La poesia quindi. Quando nel cuore c’è necessità. Per tenere stretto un silenzio, per tramandare. Per far risuonare come armonie celesti le parole che abbiamo dentro. Per essere meno impassibili di fronte alla vita, meno banali, più delicati e furibondi.
Cose inutili. Così viene da pensare ascoltando i politici, gli intellettuali pratici della supercazzola, seguendo i dibattiti mediatici nei salottini dei soliti noti. Cose accessorie, al massimo. Da dedicare per scopi precisi in una citazione dotta, in una banale roba da baci perugina, da soprammobili della cultura, di quella cultura plastificata che si fa declinazione artistica della mediocrità dell’epoca, dell’etica del vantaggio e del disprezzo, dell’ipocrisia che occupa ogni spazio. Senza memoria, senza dolcezza, senza sovversione, senza coraggio.

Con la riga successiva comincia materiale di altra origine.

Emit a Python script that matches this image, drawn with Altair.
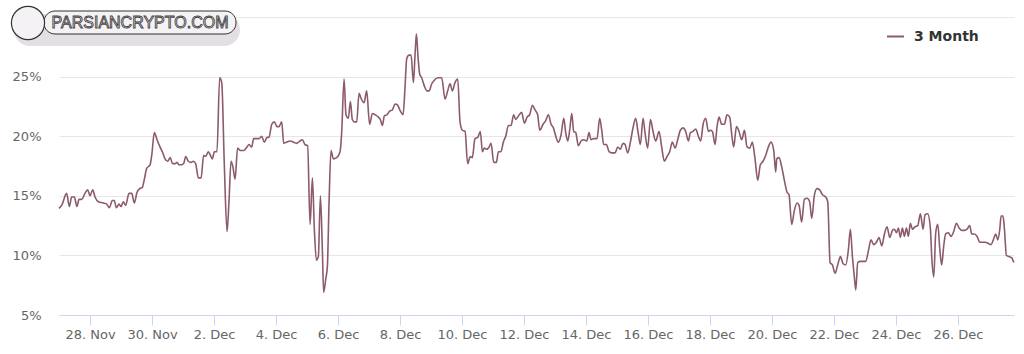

Solo le cose inutili ci salveranno. Quelle utili sono efficaci, troppo efficaci. E concorrono nel renderci peggiori di quello che siamo, assuefatti, incapaci di un’idea originale, cloni di modi di dire, di modi di fare, trasgressivi a comando, comodamente integrati nel sistema di marketing. Donne e uomini apparentemente liberi, senza catene se non quelle del desiderio ormai svelato e senza freni di adeguarsi al flusso delle cose materiali da desiderare, del successo costi quel che costi, della perdita di tutto per quell’istante di notorietà, per sentirsi a posto con il tempo in cui si vive, moderni e conformi.
Le cose utili sono efficaci e rappresentano l’ossatura del sistema in cui viviamo. Le cose inutili sono fuori dagli schemi.
Per questo è bello e giusto liberare la poesia. Perché la poesia libera il cuore, quindi il coraggio. E agisce nel pensiero come spada tagliente e non obbediente.
Poesia è sguardo, è ascolto, lentezza, profondità. Parole che sappiamo mettere una accanto all’altra per ascoltarne il suono, per realizzare armonie, per non temere il proprio tempo, non annegare nel già detto, nel già visto, nel niente che ci sembra vita e che la rende frustrante, dolorosa, assuefatta, rabbiosa. Mettersi in cammino. Passo dopo passo. Verso orizzonti sconosciuti.
Poesia è rivoluzione. Vuol dire tirar fuori dal cassetto l’emozione, la rabbia, ciò che siamo, non ciò che dobbiamo essere. Non pensate alle rime, alla donzelletta che viene dalla campagna, al verde melograno. Pensate all’impensabile, a quello che abbiamo diritto di essere: donne e uomini liberi di essere liberi, in grado ancora di spezzare il senso delle parole, farne pane quotidiano, trasformare l’esistenza in miracolo. Nel proprio miracolo.
Questo penso. E vorrei che ognuno liberasse la bellezza, schiudesse le proprie emozioni, lo sguardo e le attese in qualcosa di magnifico. Ce lo meritiamo, per ricordare, per il sacro, per restare umani.